Here, we present a parameter-free theory for the strength versus temperature of BCC HEAs based on the motion of edge dislocations through the random energy landscape created by the composition fluctuations in complex alloys. The heresy of claiming that edge dislocations control strength is supported by theory and simulation demonstrating that edge dislocations are immensely strengthened in complex alloys due to the large energy barriers, becoming competitive with screw motion.

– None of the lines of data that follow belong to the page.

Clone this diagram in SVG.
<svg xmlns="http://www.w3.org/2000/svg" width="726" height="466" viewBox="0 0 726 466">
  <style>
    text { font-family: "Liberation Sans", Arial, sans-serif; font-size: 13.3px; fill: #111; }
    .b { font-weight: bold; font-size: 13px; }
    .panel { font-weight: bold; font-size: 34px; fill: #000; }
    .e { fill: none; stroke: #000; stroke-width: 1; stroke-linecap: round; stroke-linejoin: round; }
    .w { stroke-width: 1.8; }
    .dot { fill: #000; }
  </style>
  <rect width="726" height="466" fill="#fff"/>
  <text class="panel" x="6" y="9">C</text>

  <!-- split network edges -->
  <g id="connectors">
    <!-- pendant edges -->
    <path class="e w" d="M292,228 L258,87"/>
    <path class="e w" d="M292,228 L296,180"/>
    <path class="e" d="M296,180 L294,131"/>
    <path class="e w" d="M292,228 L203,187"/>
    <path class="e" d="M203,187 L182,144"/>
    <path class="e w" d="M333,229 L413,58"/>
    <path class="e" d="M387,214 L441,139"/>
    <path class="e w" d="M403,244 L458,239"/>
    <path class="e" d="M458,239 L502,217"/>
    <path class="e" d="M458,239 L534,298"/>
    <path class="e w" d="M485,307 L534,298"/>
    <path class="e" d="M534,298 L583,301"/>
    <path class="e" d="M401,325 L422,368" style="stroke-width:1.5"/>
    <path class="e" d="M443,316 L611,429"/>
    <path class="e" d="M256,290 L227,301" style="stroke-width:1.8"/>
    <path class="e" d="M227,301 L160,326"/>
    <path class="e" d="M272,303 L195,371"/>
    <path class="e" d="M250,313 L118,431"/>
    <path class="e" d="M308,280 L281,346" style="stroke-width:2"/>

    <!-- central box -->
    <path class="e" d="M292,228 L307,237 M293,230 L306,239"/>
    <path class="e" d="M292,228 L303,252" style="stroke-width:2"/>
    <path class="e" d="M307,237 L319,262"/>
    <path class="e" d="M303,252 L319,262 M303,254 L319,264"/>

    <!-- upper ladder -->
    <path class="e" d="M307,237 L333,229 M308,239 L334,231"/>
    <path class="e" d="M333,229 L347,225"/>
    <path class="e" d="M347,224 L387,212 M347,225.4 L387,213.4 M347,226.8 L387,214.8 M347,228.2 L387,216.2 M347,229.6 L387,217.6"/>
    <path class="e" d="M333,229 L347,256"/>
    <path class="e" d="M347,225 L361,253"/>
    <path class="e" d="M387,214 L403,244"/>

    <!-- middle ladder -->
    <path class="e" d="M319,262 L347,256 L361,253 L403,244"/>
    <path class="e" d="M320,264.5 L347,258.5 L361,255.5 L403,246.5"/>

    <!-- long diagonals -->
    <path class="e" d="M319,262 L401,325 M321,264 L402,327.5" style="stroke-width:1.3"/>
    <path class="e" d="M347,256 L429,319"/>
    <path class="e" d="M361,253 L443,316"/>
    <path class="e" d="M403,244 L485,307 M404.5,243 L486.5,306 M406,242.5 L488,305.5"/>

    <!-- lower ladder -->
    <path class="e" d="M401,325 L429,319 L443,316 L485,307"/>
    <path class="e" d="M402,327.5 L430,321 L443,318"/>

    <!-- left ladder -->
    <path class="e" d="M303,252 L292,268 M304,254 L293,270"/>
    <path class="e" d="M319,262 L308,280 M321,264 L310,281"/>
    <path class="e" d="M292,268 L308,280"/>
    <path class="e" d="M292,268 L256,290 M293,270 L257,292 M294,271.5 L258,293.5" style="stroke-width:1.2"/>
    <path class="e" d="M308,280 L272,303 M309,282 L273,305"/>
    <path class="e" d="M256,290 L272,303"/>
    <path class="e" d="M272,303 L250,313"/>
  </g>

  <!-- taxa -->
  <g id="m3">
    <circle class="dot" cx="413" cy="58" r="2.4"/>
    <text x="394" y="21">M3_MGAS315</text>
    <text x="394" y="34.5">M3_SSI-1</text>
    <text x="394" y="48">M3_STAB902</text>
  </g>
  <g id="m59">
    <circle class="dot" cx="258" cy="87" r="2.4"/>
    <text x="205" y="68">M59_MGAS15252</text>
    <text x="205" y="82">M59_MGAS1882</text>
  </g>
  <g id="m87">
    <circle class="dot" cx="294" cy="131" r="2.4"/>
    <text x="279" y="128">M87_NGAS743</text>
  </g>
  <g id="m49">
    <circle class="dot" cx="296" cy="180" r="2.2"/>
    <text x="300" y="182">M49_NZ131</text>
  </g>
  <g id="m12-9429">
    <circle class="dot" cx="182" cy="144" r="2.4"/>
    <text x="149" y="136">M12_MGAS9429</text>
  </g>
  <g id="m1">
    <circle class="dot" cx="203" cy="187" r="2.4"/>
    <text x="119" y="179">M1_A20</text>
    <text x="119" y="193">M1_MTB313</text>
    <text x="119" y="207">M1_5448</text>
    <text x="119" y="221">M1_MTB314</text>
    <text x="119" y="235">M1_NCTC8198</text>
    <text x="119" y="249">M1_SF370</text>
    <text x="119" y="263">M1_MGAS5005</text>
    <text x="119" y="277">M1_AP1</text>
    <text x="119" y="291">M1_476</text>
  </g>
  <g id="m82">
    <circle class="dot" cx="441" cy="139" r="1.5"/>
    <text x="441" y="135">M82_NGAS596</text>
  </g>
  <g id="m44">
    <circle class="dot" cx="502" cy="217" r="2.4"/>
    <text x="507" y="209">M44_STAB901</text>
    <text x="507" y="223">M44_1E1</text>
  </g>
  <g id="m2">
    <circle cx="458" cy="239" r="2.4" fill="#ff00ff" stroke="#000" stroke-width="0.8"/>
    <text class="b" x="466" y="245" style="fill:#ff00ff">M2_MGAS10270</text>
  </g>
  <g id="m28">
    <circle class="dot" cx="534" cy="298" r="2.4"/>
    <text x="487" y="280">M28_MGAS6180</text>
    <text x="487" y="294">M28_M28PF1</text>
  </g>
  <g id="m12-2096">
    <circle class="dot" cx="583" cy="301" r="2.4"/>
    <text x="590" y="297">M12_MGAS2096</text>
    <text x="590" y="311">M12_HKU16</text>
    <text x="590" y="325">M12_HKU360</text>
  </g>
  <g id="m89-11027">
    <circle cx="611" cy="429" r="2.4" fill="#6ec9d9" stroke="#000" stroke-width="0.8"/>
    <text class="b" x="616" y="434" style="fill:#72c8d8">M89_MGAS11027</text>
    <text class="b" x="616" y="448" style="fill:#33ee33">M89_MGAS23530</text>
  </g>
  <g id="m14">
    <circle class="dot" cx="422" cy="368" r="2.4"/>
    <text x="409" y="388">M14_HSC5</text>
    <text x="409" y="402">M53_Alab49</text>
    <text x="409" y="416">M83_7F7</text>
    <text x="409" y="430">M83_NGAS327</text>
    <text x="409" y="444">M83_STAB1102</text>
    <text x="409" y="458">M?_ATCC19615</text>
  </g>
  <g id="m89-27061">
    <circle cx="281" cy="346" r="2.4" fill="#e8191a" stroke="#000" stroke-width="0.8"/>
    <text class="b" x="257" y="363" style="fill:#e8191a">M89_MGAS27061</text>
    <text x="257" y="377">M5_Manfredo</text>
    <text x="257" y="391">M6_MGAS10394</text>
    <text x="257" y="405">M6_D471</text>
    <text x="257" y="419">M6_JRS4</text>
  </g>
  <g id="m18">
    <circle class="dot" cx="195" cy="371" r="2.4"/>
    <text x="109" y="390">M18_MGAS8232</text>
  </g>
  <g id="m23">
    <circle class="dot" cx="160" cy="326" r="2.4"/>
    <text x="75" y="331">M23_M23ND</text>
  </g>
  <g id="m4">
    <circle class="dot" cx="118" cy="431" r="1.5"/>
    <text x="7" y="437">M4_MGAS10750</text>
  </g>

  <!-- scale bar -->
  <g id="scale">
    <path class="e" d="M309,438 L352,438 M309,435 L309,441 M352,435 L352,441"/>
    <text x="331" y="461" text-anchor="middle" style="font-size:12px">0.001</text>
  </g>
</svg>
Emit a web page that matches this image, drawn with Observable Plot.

Predictions of the edge theory agree well with direct large-scale atomistic simulations for a range of model alloys and, moreover, with experiments on MoNbTaW and MoNbTaVW up to T=1600C and other alloys. Linear elasticity can reduce the edge theory to an analytic model with computable inputs that enables computationally-guided search and design for new alloys over millions of compositions. Combined with thermodynamic assessment and models for ductility, a number of attractive new compositions high-temperature alloys are identified.

Lecturer

Professor Curtin
Professor William A. Curtin.

Professor Curtin earned a 4 yr. ScB/ScM degree in Physics from Brown University in 1981 and a PhD in theoretical physics from Cornell University in 1986. He worked as staff researcher at British Petroleum until 1993 when he joined Virginia Tech. In 1998 he returned to Brown as Full Professor in the Solid Mechanics group, and was appointed Elisha Benjamin Andrews Professor in 2006. He joined EPFL as the Director of the Institute of Mechanical Engineering in 2011. He retired from EPFL at the end of 2022 and rejoined Brown in 2023. Professor Curtin was a Guggenheim Fellow in 2005-06, Editor-in-Chief of “Modeling and Simulation in Materials Science and Engineering” from 2006-2016, inaugural winner of the Distinguished Career Award from the Multiscale Mechanics Modeling community in 2022, and received the George Irwin Gold Medal from the International Conference on Fracture in 2023.